Still, their lead negotiator, Bernd Lange, signalled room for compromise. “We want to have it, that’s right – but not as a precondition,” he said. Parliament's negotiators will meet again on Tuesday in Strasbourg to try to break the deadlock ahead of a committee vote on 24 February.

KYIV 🇺🇦

US, Ukrainian and Russian envoys are expected to meet in Abu Dhabi today for a second day of peace talks, after an initial round on Wednesday concluded without public comment. Washington and Moscow also held separate bilateral discussions in Miami over the weekend, which US special envoy Steve Witkoff
described as “productive and constructive.” The diplomacy comes as Russia continues to strike Ukraine’s energy infrastructure, forcing Kyiv to increase electricity imports from Europe and leaving an already battered power grid under growing strain.

Aurélie Pugnet

BERLIN 🇩🇪

Friedrich Merz on Wednesday kicked off his
Gulf tour seeking to diversify trade and energy ties as US policy uncertainty strains transatlantic links. Accompanied by business leaders, he will meet Saudi Crown Prince Mohammed bin Salman, then travel to Qatar and the United Arab Emirates. Berlin wants alternative oil, gas and future hydrogen supplies, while raising human rights concerns and urging regional stability and respect for agreements on commerce and investment.

Christina Zhao

ATHENS 🇬🇷

Greece’s coast guard failed to record an incident in which a patrol boat collided with a migrant vessel near Chios, leaving at least 15 people dead and several others injured. Although authorities had said video footage would be released, the onboard camera was never activated. Conflicting survivor accounts and the absence of visual evidence have drawn comparisons with previous cases, including the Pylos shipwreck. The conservative government backed the coast guard, prompting criticism from opposition parties.

– Sarantis Michalopoulos

WARSAW 🇵🇱

In a fresh clash with the government, Włodzimierz Czarzasty, the newly appointed speaker of the Sejm, called for an investigation into President Karol Nawrocki’s past ahead of Poland’s National Security Council. Czarzasty, a former member of the Communist Party, said he had nothing to hide. Nawrocki, meanwhile, faced scrutiny during the 2025 campaign over a disputed property deal and past associations, allegations he has dismissed as politically motivated.

Aleksandra Krzysztoszek

ROME 🇮🇹

Giorgia Meloni hosted her Czech counterpart Andrej Babiš at Palazzo Chigi on Wednesday, with talks centred on EU competitiveness ahead of next week’s leaders’ retreat. The two agreed to deepen bilateral cooperation through a 2026-2030 action plan covering energy security, infrastructure and defence – part of Rome’s broader effort to build pragmatic industrial alliances across central Europe. “We agree that the European Union must immediately change its approach,” Babiš
said, adding that he had invited Meloni to join a working group of like-minded countries focused on competitiveness.

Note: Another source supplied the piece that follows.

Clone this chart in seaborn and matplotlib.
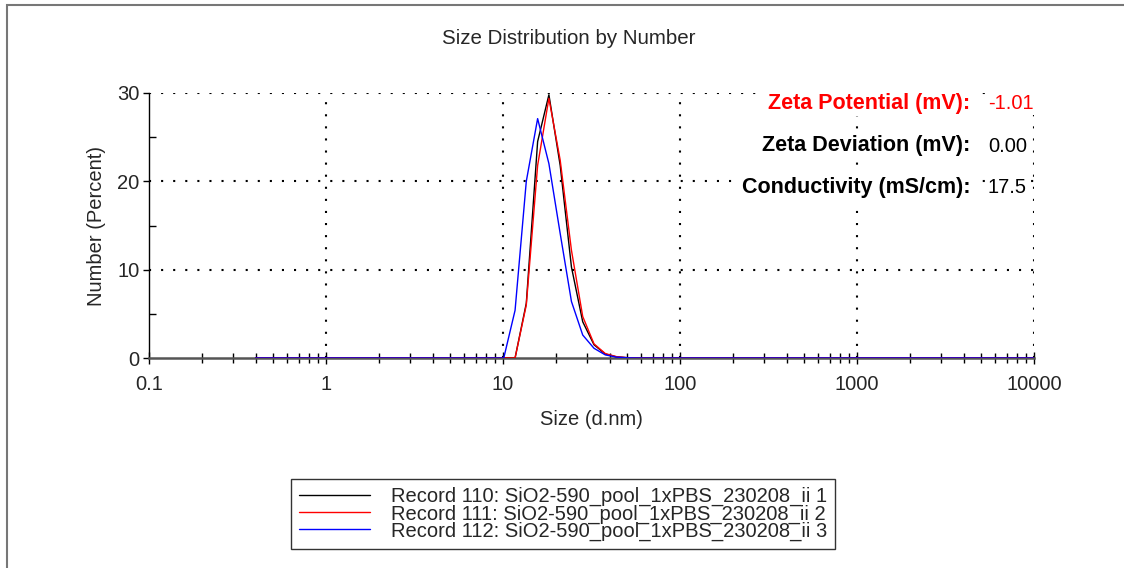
import matplotlib
matplotlib.use("Agg")
import matplotlib.pyplot as plt
from matplotlib.patches import Rectangle
from matplotlib.ticker import FixedLocator, NullFormatter
import numpy as np
import pandas as pd
import seaborn as sns

# Size classes (d.nm)
sizes = [0.4, 0.4632, 0.5365, 0.6213, 0.7195, 0.8332, 0.9649, 1.117, 1.294, 1.499,
         1.736, 2.010, 2.328, 2.696, 3.122, 3.615, 4.187, 4.849, 5.615, 6.503,
         7.531, 8.721, 10.10, 11.70, 13.54, 15.69, 18.17, 21.04, 24.36, 28.21,
         32.67, 37.84, 43.82, 50.75, 58.77, 68.06, 78.82, 91.28, 105.7, 122.4,
         141.8, 164.2, 190.1, 220.2, 255.0, 295.3, 342.0, 396.1, 458.7, 531.2,
         615.1, 712.4, 825.0, 955.4, 1106, 1281, 1484, 1718, 1990, 2305,
         2669, 3091, 3580, 4145, 4801, 5560, 6439, 7456, 8635, 10000]

# Number distribution (%) per record
record_110 = [0, 0, 0, 0, 0, 0, 0, 0, 0, 0,
              0, 0, 0, 0, 0, 0, 0, 0, 0, 0,
              0, 0, 0, 0, 6.2, 24.5, 29.8, 21.8, 10.3, 4.1,
              1.5, 0.45, 0.12, 0.03, 0, 0, 0, 0, 0, 0,
              0, 0, 0, 0, 0, 0, 0, 0, 0, 0,
              0, 0, 0, 0, 0, 0, 0, 0, 0, 0,
              0, 0, 0, 0, 0, 0, 0, 0, 0, 0]
record_111 = [0, 0, 0, 0, 0, 0, 0, 0, 0, 0,
              0, 0, 0, 0, 0, 0, 0, 0, 0, 0,
              0, 0, 0, 0, 6.0, 21.8, 29.4, 22.4, 12.2, 4.7,
              1.6, 0.5, 0.15, 0.03, 0, 0, 0, 0, 0, 0,
              0, 0, 0, 0, 0, 0, 0, 0, 0, 0,
              0, 0, 0, 0, 0, 0, 0, 0, 0, 0,
              0, 0, 0, 0, 0, 0, 0, 0, 0, 0]
record_112 = [0, 0, 0, 0, 0, 0, 0, 0, 0, 0,
              0, 0, 0, 0, 0, 0, 0, 0, 0, 0,
              0, 0, 0, 5.4, 20.0, 27.1, 22.0, 14.1, 6.4, 2.6,
              1.1, 0.35, 0.1, 0.02, 0, 0, 0, 0, 0, 0,
              0, 0, 0, 0, 0, 0, 0, 0, 0, 0,
              0, 0, 0, 0, 0, 0, 0, 0, 0, 0,
              0, 0, 0, 0, 0, 0, 0, 0, 0, 0]

record_names = ["Record 110: SiO2-590_pool_1xPBS_230208_ii 1",
                "Record 111: SiO2-590_pool_1xPBS_230208_ii 2",
                "Record 112: SiO2-590_pool_1xPBS_230208_ii 3"]
record_colors = ["#000000", "#ff0000", "#0000ff"]

x_ticks = [0.1, 1, 10, 100, 1000, 10000]
x_tick_labels = ["0.1", "1", "10", "100", "1000", "10000"]
y_ticks = [0, 10, 20, 30]

zeta_labels = ["Zeta Potential (mV):", "Zeta Deviation (mV):", "Conductivity (mS/cm):"]
zeta_values = ["-1.01", "0.00", "17.5"]
zeta_colors = ["#ff0000", "#000000", "#000000"]

df = pd.concat([
    pd.DataFrame({"Size": sizes, "Number": vals, "Record": name})
    for name, vals in zip(record_names, [record_110, record_111, record_112])
])

sns.set_style("white")
plt.rcParams["font.family"] = ["Liberation Sans", "DejaVu Sans"]

FS = 14.5
FS_BOLD = 15.5
fig = plt.figure(figsize=(11.24, 5.68), dpi=100)
ax = fig.add_axes([149 / 1124, 1 - 358 / 568, 885 / 1124, 265 / 568])

sns.lineplot(data=df, x="Size", y="Number", hue="Record", hue_order=record_names,
             palette=record_colors, linewidth=1.0, ax=ax, legend=True, zorder=4)

ax.set_xscale("log")
ax.set_xlim(0.1, 10000)
ax.set_ylim(0, 30)

# ticks
ax.xaxis.set_major_locator(FixedLocator(x_ticks))
ax.set_xticklabels(x_tick_labels)
minor_x = [m * d for d in [0.1, 1, 10, 100, 1000] for m in range(2, 10)]
ax.xaxis.set_minor_locator(FixedLocator(minor_x))
ax.xaxis.set_minor_formatter(NullFormatter())
ax.yaxis.set_major_locator(FixedLocator(y_ticks))
ax.yaxis.set_minor_locator(FixedLocator([5, 15, 25]))
ax.tick_params(axis="x", which="major", direction="inout", length=8, width=1,
               color="black", labelsize=FS, pad=8)
ax.tick_params(axis="x", which="minor", direction="inout", length=7, width=1,
               color="black")
ax.tick_params(axis="y", which="major", direction="out", length=4, width=1,
               color="black", labelsize=FS, pad=3)
ax.tick_params(axis="y", which="minor", direction="in", length=5, width=1,
               color="black")
ax.tick_params(bottom=True, left=True, which="both")

# dotted grid
for v in x_ticks[1:]:
    ax.axvline(v, color="black", lw=1.5, ls=(0, (1, 4.8)), zorder=1)
for v in y_ticks[1:]:
    ax.axhline(v, color="black", lw=1.5, ls=(0, (1, 4.8)), zorder=1)

for s in ["top", "right"]:
    ax.spines[s].set_visible(False)
ax.spines["left"].set_color("black")
ax.spines["left"].set_linewidth(1.0)
ax.spines["bottom"].set_color("#555555")
ax.spines["bottom"].set_linewidth(1.8)

ax.set_xlabel("Size (d.nm)", fontsize=FS, labelpad=12)
ax.set_ylabel("Number (Percent)", fontsize=FS, labelpad=8)

# zeta summary block
row_y = [0.962, 0.80, 0.643]
for lab, val, col, yy in zip(zeta_labels, zeta_values, zeta_colors, row_y):
    ax.text(0.9277, yy, lab, transform=ax.transAxes, ha="right", va="center",
            fontsize=FS_BOLD, fontweight="bold", color=col, zorder=5,
            bbox=dict(facecolor="white", edgecolor="none", pad=2))
    ax.text(0.948, yy, val, transform=ax.transAxes, ha="left", va="center",
            fontsize=FS, color=col, zorder=5,
            bbox=dict(facecolor="white", edgecolor="none", pad=2))

fig.text(569 / 1124, 1 - 38 / 568, "Size Distribution by Number", ha="center",
         va="center", fontsize=14.8)

# legend below the plot
handles, labels = ax.get_legend_handles_labels()
ax.get_legend().remove()
leg = fig.legend(handles, labels, loc="upper left",
                 bbox_to_anchor=(291 / 1124, 1 - 479 / 568),
                 fontsize=FS, frameon=True, fancybox=False, framealpha=1,
                 edgecolor="#333333", handlelength=3.5, handletextpad=1.05,
                 labelspacing=-0.1, borderpad=0.4, borderaxespad=0)
leg.get_frame().set_linewidth(1.0)
for h in leg.get_lines():
    h.set_linewidth(1.0)

# outer frame (top and left edges)
fig.add_artist(Rectangle((7 / 1124, -0.1), 1.2, 1 - 5 / 568 + 0.1,
                         transform=fig.transFigure, fill=False,
                         edgecolor="#777777", linewidth=1.5))

fig.savefig("out.png", dpi=100)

Nicoletta Ionta and Christina Zhao

MADRID 🇪🇸

Spain’s minority government is drifting further into transactional politics as Pedro Sánchez trades
policy concessions for survival. A decree to regularise up to 500,000 undocumented migrants has soothed the far-left Podemos but reignited tensions with Catalan nationalists Junts over migration powers and fiscal autonomy. With regional financing disputes mounting and no budget in sight, Sánchez has bought time at the cost of coherence, leaving Madrid mired in legislative paralysis.

Inés Fernández-Pontes

OSLO 🇳🇴

Marius Borg Høiby, a stepson of Norway’s crown prince, has gone on trial facing multiple charges, including four counts of rape, domestic violence and drug offences, deepening scrutiny of the royal household. On Tuesday, he
denied taking photos or videos of one of the alleged assaults. The case has intensified pressure on the family, days after reports that his mother, Mette-Marit, Crown Princess of Norway, had past contacts with the late sex offender Jeffrey Epstein. The trial is scheduled to run for 26 more days.

– Jacob Wulff Wold

The head of the International Maritime Organization has urged Brussels to soften its stance on a global green shipping deal, warning that only a compromise acceptable to all sides, including Washington, can keep talks alive. The appeal exposes a split inside the EU, with climate officials resisting any reopening of the deal while shipping-heavy countries push for looser rules that could dilute both the IMO agreement and Europe’s own carbon regime.

In his latest op-ed, Euractiv columnist Simon Nixon argues that the release of millions of Jeffrey Epstein files has ricocheted across European capitals, ensnaring diplomats, royals and former ministers, and exposing a strikingly uneven political fallout. For Nixon, the deeper risk for Europe is strategic rather than salacious: the possibility that Epstein’s network functioned as a Russian kompromat operation.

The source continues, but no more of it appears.